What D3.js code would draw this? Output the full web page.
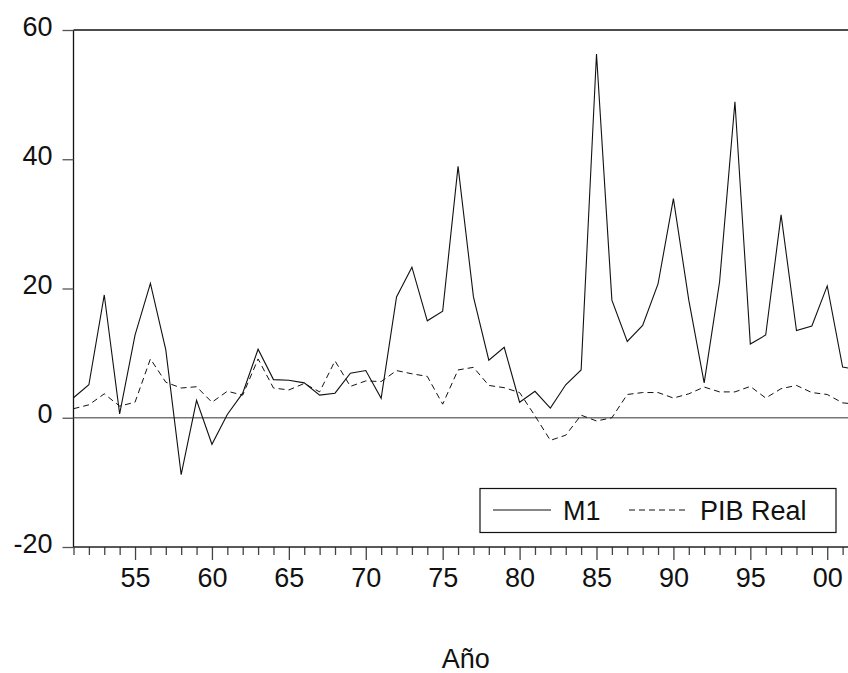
<!DOCTYPE html>
<html>
<head>
<meta charset="utf-8">
<script src="https://cdn.jsdelivr.net/npm/d3@7/dist/d3.min.js"></script>
<style>
  html, body { margin: 0; padding: 0; background: #fff; }
  svg { display: block; }
  text { font-family: "Liberation Sans", Arial, sans-serif; fill: #111; }
</style>
</head>
<body>
<svg id="chart" width="848" height="673"></svg>
<script>
// Annual growth rates (%), 1951–2002
const years = d3.range(1951, 2003);
const m1 = [3.1, 5.1, 19.0, 0.6, 12.8, 20.8, 10.5, -8.8, 2.7, -4.1,
            0.5, 3.8, 10.6, 5.9, 5.8, 5.4, 3.5, 3.8, 6.9, 7.3,
            3.0, 18.7, 23.3, 15.0, 16.5, 38.9, 18.7, 8.9, 10.9, 2.4,
            4.1, 1.5, 5.1, 7.4, 56.3, 18.2, 11.8, 14.3, 20.7, 33.9,
            18.2, 5.4, 21.0, 48.9, 11.4, 12.8, 31.4, 13.5, 14.2, 20.4,
            7.85, 7.4];
const pibReal = [1.4, 2.0, 3.7, 1.8, 2.4, 9.1, 5.5, 4.6, 4.8, 2.4,
                 4.1, 3.5, 9.1, 4.6, 4.3, 5.3, 4.0, 8.8, 4.85, 5.7,
                 5.6, 7.3, 6.8, 6.4, 2.1, 7.4, 7.8, 5.0, 4.65, 3.9,
                 0.3, -3.5, -2.7, 0.4, -0.5, 0.0, 3.6, 3.9, 3.9, 3.05,
                 3.7, 4.75, 4.0, 4.0, 4.85, 3.05, 4.5, 5.0, 3.9, 3.6,
                 2.3, 2.1];
const yTicks = [-20, 0, 20, 40, 60];
const xLabelYears = d3.range(1955, 2001, 5);
const seriesNames = ["M1", "PIB Real"];
const xTitle = "Año";

const svg = d3.select("#chart");
const plotLeft = 73.5, plotRight = 858, plotTop = 30, plotBottom = 547;

const x = d3.scaleLinear().domain([1951, 2002]).range([plotLeft, plotRight]);
const y = d3.scaleLinear().domain([-20, 60]).range([plotBottom, plotTop]);

const fontSize = 27;

// zero reference line
svg.append("line")
  .attr("x1", plotLeft).attr("x2", plotRight)
  .attr("y1", y(0)).attr("y2", y(0))
  .attr("stroke", "#777").attr("stroke-width", 1.5);

// series
const line = d3.line().x((d, i) => x(years[i])).y(d => y(d));

svg.append("defs").append("clipPath").attr("id", "plot")
  .append("rect").attr("x", plotLeft).attr("y", plotTop - 2)
  .attr("width", plotRight - plotLeft).attr("height", plotBottom - plotTop + 4);

const g = svg.append("g").attr("clip-path", "url(#plot)");
g.append("path").datum(pibReal)
  .attr("d", line).attr("fill", "none")
  .attr("stroke", "#111").attr("stroke-width", 1)
  .attr("stroke-dasharray", "6,4");
g.append("path").datum(m1)
  .attr("d", line).attr("fill", "none")
  .attr("stroke", "#111").attr("stroke-width", 1.1);

// frame: left, top and right edges
svg.append("line").attr("x1", plotLeft).attr("x2", plotLeft)
  .attr("y1", plotTop).attr("y2", plotBottom)
  .attr("stroke", "#111").attr("stroke-width", 1.3);
svg.append("line").attr("x1", plotLeft).attr("x2", plotRight)
  .attr("y1", plotTop).attr("y2", plotTop)
  .attr("stroke", "#111").attr("stroke-width", 1.3);
svg.append("line").attr("x1", plotRight).attr("x2", plotRight)
  .attr("y1", plotTop).attr("y2", plotBottom)
  .attr("stroke", "#111").attr("stroke-width", 1.3);

// left axis (plain hyphen for negatives)
const yAxis = d3.axisLeft(y).tickValues(yTicks).tickSize(11).tickPadding(10)
  .tickFormat(d => String(d));
const ya = svg.append("g").attr("transform", `translate(${plotLeft},0)`).call(yAxis);
ya.select(".domain").remove();
ya.selectAll(".tick line").attr("stroke", "#555").attr("stroke-width", 1.3);
ya.selectAll(".tick text")
  .attr("font-size", fontSize).attr("fill", "#111")
  .attr("dy", null).attr("y", 5)
  .style("font-family", '"Liberation Sans", Arial, sans-serif');

// bottom axis: yearly minor ticks, longer ticks every five years
const xa = svg.append("g").attr("transform", `translate(0,${plotBottom})`);
xa.call(d3.axisBottom(x).tickValues(years.filter(v => v % 5 !== 0))
  .tickSize(8).tickFormat(""));
xa.select(".domain").remove();
xa.selectAll(".tick line").attr("stroke", "#444").attr("stroke-width", 1.3);

const xb = svg.append("g").attr("transform", `translate(0,${plotBottom})`);
xb.call(d3.axisBottom(x).tickValues(years.filter(v => v % 5 === 0))
  .tickSize(13).tickPadding(8)
  .tickFormat(v => xLabelYears.includes(v) ? String(v % 100).padStart(2, "0") : ""));
xb.select(".domain").remove();
xb.selectAll(".tick line").attr("stroke", "#444").attr("stroke-width", 1.3);
xb.selectAll(".tick text")
  .attr("font-size", fontSize).attr("fill", "#111")
  .style("font-family", '"Liberation Sans", Arial, sans-serif');

svg.append("line").attr("x1", plotLeft).attr("x2", plotRight)
  .attr("y1", plotBottom).attr("y2", plotBottom)
  .attr("stroke", "#222").attr("stroke-width", 1.5);

// axis title
svg.append("text")
  .attr("x", (plotLeft + plotRight) / 2).attr("y", 668)
  .attr("text-anchor", "middle").attr("font-size", fontSize)
  .text(xTitle);

// legend
const lg = svg.append("g");
lg.append("rect").attr("x", 480).attr("y", 488.5)
  .attr("width", 356).attr("height", 44)
  .attr("fill", "#fff").attr("stroke", "#111").attr("stroke-width", 1.2);
lg.append("line").attr("x1", 493).attr("x2", 551).attr("y1", 510).attr("y2", 510)
  .attr("stroke", "#111").attr("stroke-width", 1.1);
lg.append("text").attr("x", 563).attr("y", 520).attr("font-size", fontSize)
  .text(seriesNames[0]);
lg.append("line").attr("x1", 629).attr("x2", 688).attr("y1", 510).attr("y2", 510)
  .attr("stroke", "#111").attr("stroke-width", 1).attr("stroke-dasharray", "6,4");
lg.append("text").attr("x", 700).attr("y", 520).attr("font-size", fontSize)
  .text(seriesNames[1]);
</script>
</body>
</html>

= = = =

SET TASK. Repeat exactly and only the lines from the start of the data above through the line that holds "const fontSize = 27;", inclusive. Pictures do not belong in the copy.

FINAL ANSWER.
What D3.js code would draw this? Output the full web page.
<!DOCTYPE html>
<html>
<head>
<meta charset="utf-8">
<script src="https://cdn.jsdelivr.net/npm/d3@7/dist/d3.min.js"></script>
<style>
  html, body { margin: 0; padding: 0; background: #fff; }
  svg { display: block; }
  text { font-family: "Liberation Sans", Arial, sans-serif; fill: #111; }
</style>
</head>
<body>
<svg id="chart" width="848" height="673"></svg>
<script>
// Annual growth rates (%), 1951–2002
const years = d3.range(1951, 2003);
const m1 = [3.1, 5.1, 19.0, 0.6, 12.8, 20.8, 10.5, -8.8, 2.7, -4.1,
            0.5, 3.8, 10.6, 5.9, 5.8, 5.4, 3.5, 3.8, 6.9, 7.3,
            3.0, 18.7, 23.3, 15.0, 16.5, 38.9, 18.7, 8.9, 10.9, 2.4,
            4.1, 1.5, 5.1, 7.4, 56.3, 18.2, 11.8, 14.3, 20.7, 33.9,
            18.2, 5.4, 21.0, 48.9, 11.4, 12.8, 31.4, 13.5, 14.2, 20.4,
            7.85, 7.4];
const pibReal = [1.4, 2.0, 3.7, 1.8, 2.4, 9.1, 5.5, 4.6, 4.8, 2.4,
                 4.1, 3.5, 9.1, 4.6, 4.3, 5.3, 4.0, 8.8, 4.85, 5.7,
                 5.6, 7.3, 6.8, 6.4, 2.1, 7.4, 7.8, 5.0, 4.65, 3.9,
                 0.3, -3.5, -2.7, 0.4, -0.5, 0.0, 3.6, 3.9, 3.9, 3.05,
                 3.7, 4.75, 4.0, 4.0, 4.85, 3.05, 4.5, 5.0, 3.9, 3.6,
                 2.3, 2.1];
const yTicks = [-20, 0, 20, 40, 60];
const xLabelYears = d3.range(1955, 2001, 5);
const seriesNames = ["M1", "PIB Real"];
const xTitle = "Año";

const svg = d3.select("#chart");
const plotLeft = 73.5, plotRight = 858, plotTop = 30, plotBottom = 547;

const x = d3.scaleLinear().domain([1951, 2002]).range([plotLeft, plotRight]);
const y = d3.scaleLinear().domain([-20, 60]).range([plotBottom, plotTop]);

const fontSize = 27;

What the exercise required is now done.